The love story of Fonny and Tish is something that the audience has to catch up on late, from a present moment of disaster. They were childhood friends, blindsided by the sudden realisation in their teens that they were in love.

Their fathers Joseph (Colman Domingo) and Frank (Michael Beach) are easygoing buddies from way back, delighted in the forthcoming marriage setting a dynastic seal on their friendship. But Fonny’s fiercely religious mother (Aunjanue Ellis) disapproves of her son’s association with Tish and the lovers’ sisters don’t get along. A more reserved figure is Tish’s mother Sharon – a quietly excellent performance from Regina King – who must finesse and negotiate all the diplomatic problems of this crisis.

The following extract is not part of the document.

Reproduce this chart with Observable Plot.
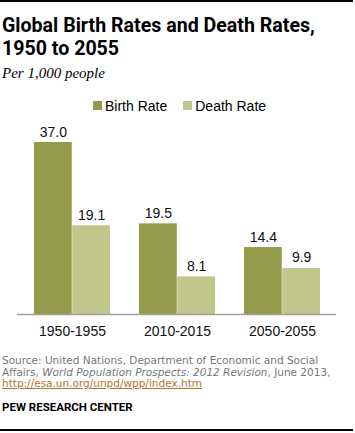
<!DOCTYPE html>
<html>
<head>
<meta charset="utf-8">
<script src="https://cdn.jsdelivr.net/npm/d3@7"></script>
<script src="https://cdn.jsdelivr.net/npm/@observablehq/plot@0.6"></script>
<style>
  html, body { margin: 0; padding: 0; background: #fff; }
  #wrap { position: relative; width: 355px; height: 433px; overflow: hidden; }
  .rule { position: absolute; left: 0; width: 353px; height: 2px; background: #000; }
  #title { position: absolute; left: 2px; top: 14px; font-family: Roboto, sans-serif; font-weight: 700; font-size: 19.6px; line-height: 23px; color: #000; white-space: nowrap; }
  #subtitle { position: absolute; left: 2px; top: 65px; font-family: "Liberation Serif", serif; font-style: italic; font-size: 15px; line-height: 16px; color: #000; }
  #legend { position: absolute; left: 93px; top: 98px; height: 15px; display: flex; align-items: center; font-family: "Liberation Sans", Arial, sans-serif; font-size: 14px; color: #000; }
  #legend .sw { width: 9px; height: 9px; margin-right: 3px; }
  #legend .item { display: flex; align-items: center; margin-right: 16px; }
  #chart { position: absolute; left: 0; top: 120px; }
  #source { position: absolute; left: 2px; top: 355px; font-family: "DejaVu Sans", sans-serif; font-size: 10.5px; line-height: 11.5px; color: #777; white-space: nowrap; }
  #source a { color: #b5732d; text-decoration: underline; }
  #pew { position: absolute; left: 2px; top: 401px; font-family: Roboto, sans-serif; font-weight: 700; font-size: 11.5px; line-height: 12px; color: #000; }
</style>
</head>
<body>
<div id="wrap">
  <div class="rule" style="top:0px"></div>
  <div id="title">Global Birth Rates and Death Rates,<br>1950 to 2055</div>
  <div id="subtitle">Per 1,000 people</div>
  <div id="legend"></div>
  <div id="chart"></div>
  <div id="source">Source: United Nations, Department of Economic and Social<br>Affairs, <i>World Population Prospects: 2012 Revision</i>, June 2013,<br><a>http://esa.un.org/unpd/wpp/index.htm</a></div>
  <div id="pew">PEW RESEARCH CENTER</div>
  <div class="rule" style="top:429px; height:2px"></div>
</div>
<script>
const periods = ["1950-1955", "2010-2015", "2050-2055"];
const birthRate = [37.0, 19.5, 14.4];
const deathRate = [19.1, 8.1, 9.9];
const seriesNames = ["Birth Rate", "Death Rate"];
const seriesColors = ["#949b4a", "#c1c78b"];

const birthRows = periods.map((p, i) => ({period: p, series: seriesNames[0], value: birthRate[i]}));
const deathRows = periods.map((p, i) => ({period: p, series: seriesNames[1], value: deathRate[i]}));

// legend
const legend = document.getElementById("legend");
seriesNames.forEach((s, i) => {
  const item = document.createElement("div");
  item.className = "item";
  const sw = document.createElement("div");
  sw.className = "sw";
  sw.style.background = seriesColors[i];
  const t = document.createElement("span");
  t.textContent = s;
  item.appendChild(sw); item.appendChild(t);
  legend.appendChild(item);
});

const W = 355, H = 225, ML = 17, MR = 19, MT = 22, MB = 31;
const xOpts = {type: "band", domain: periods, paddingInner: 0.277, paddingOuter: 0.146};
const xs = Plot.scale({x: {...xOpts, range: [ML, W - MR]}});
const bw = xs.bandwidth;
const half = bw / 2;

const chart = Plot.plot({
  width: W, height: H,
  marginLeft: ML, marginRight: MR, marginTop: MT, marginBottom: MB,
  style: {fontFamily: "'Liberation Sans', Arial, sans-serif", fontSize: "14px", color: "#111", background: "transparent"},
  x: {...xOpts, axis: null},
  y: {domain: [0, 37], axis: null},
  marks: [
    Plot.barY(birthRows, {x: "period", y: "value", fill: seriesColors[0], insetRight: half}),
    Plot.barY(deathRows, {x: "period", y: "value", fill: seriesColors[1], insetLeft: half}),
    Plot.ruleY([0], {stroke: "#9f9f9f", strokeWidth: 1.5}),
    Plot.text(birthRows, {x: "period", y: "value", text: d => d.value.toFixed(1), dx: -bw / 4, dy: -6, lineAnchor: "bottom", fontSize: 14, fill: "#111"}),
    Plot.text(deathRows, {x: "period", y: "value", text: d => d.value.toFixed(1), dx: bw / 4, dy: -6, lineAnchor: "bottom", fontSize: 14, fill: "#111"}),
    Plot.axisX({tickSize: 0, tickPadding: 12, label: null, fontSize: 14, fill: "#111"})
  ]
});
document.getElementById("chart").appendChild(chart);
</script>
</body>
</html>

Sharon is at the centre of the film’s most fascinating set piece. When Victoria Rogers (Emily Rios), the woman who was raped and then coerced by the police into identifying Fonny, leaves the city, thus causing a chaotic delay in the legal process, it is Sharon who must travel to Puerto Rico to track her down and speak to her. The scene emerges almost like something from a spy story or a thriller, with Sharon arriving in disguise. It is a very mysterious encounter, a sudden insight into the life of another woman subject to racism and cruelty, a woman who appears and recedes into invisibility like a mirage.

There are other wonderful set pieces. Tish has a job selling scent at a department store and is vulnerable to all sorts of creepy male customers who use a sample-smell request as an excuse to get up close and personal: black men ask her to spritz their hand; white men will take her perfumed hand and smell it (for slightly too long) in a creepy parody of gallantry. It is a vivid, sensual snapshot of arrogance.

The most powerful sequence comes with Fonny’s friend Daniel (a great performance from Brian Tyree Henry) who arrives in Fonny’s apartment – and talks. He is to reveal something important and inauspicious about what he’s been doing for the past few years, but somehow this isn’t exactly what makes this scene so gripping. It is just the spectacle of these two men talking about themselves.

In some ways, If Beale Street Could Talk is a portmanteau movie with great performances from KiKi Layne, Regina King and Brian Tyree Henry, a succession of scenes from interrelated lives, constellated around the main narrative arc and supercharged with an ecstasy of sadness and knowledge.